Oggi il gup del tribunale di Rimini, Benedetta Vitolo, con rito abbreviato (che prevede lo sconto di un terzo della pena), ha condannato a 8 anni di reclusione per tentato omicidio pluriaggravato in concorso Gaetano Antonini e a 5 anni e 4 mesi il figlio Francesco. Il sostituto procuratore Davide Ercolani, titolare dell’indagine, aveva chiesto per gli imputati pene più severe, rispettivamente a 12 e 8 anni, contestando anche l’aggravante dei futili motivi. Questa mattina il pm ha mostrato in aula, a titolo esplicativo, un coltello dalla lama di 10 centimetri simile a quello utilizzato da Gaetano Antonini al momento della brutale aggressione. Un fendente all’addome ritenuto potenzialmente mortale. Il 25enne magrebino deve la vita alla bravura dei medici dell’ospedale Bufalini di Cesena, che quella notte lo sottoposero a un delicato intervento chirurgico.
Sarebbe stato un debito di droga il movente del tentato omicidio, secondo quanto ricostruito dai carabinieri della Compagnia di Riccione, che si occuparono delle indagini. Padre e figlio, originari pugliesi, di 47 e 23 anni, difesi dall’avvocato Massimiliano Orrù, sono stati incastrati dal racconto di alcuni testimoni oltre che dalle risultanze degli accertamenti tecnici effettuati su alcune tracce ematiche riconducibili all’aggressione, avvenuta in due fasi.

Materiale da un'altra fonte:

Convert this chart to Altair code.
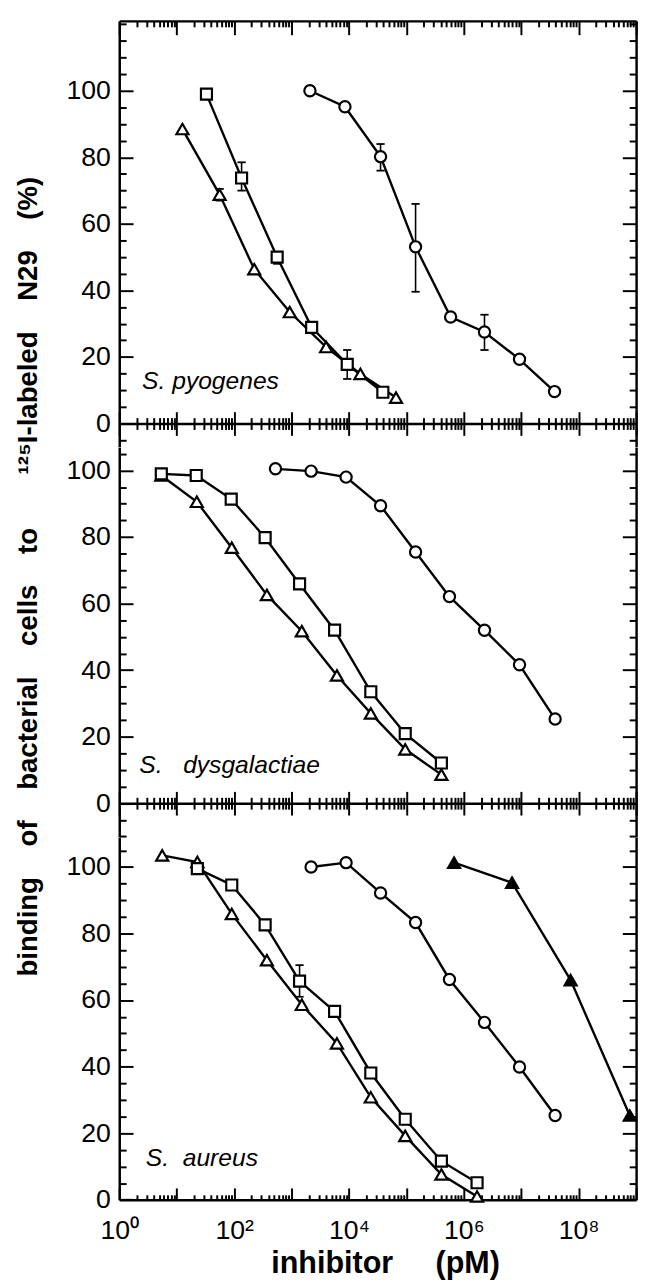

Gli Antonini hanno respinto fino all’ultimo la ricostruzione dell’accusa fornendo una loro versione dei fatti. Sarebbe stato il giovane magrebino ad essersi presentato sotto casa loro, ubriaco, per minacciarli e insultarli. Fu lui – hanno sostenuto padre e figlio – ad assumere per primo un atteggiamento aggressivo che li costrinse a difendersi. Il fendente, infatti, sarebbe stato scagliato al culmine della colluttazione come estremo tentativo di difesa.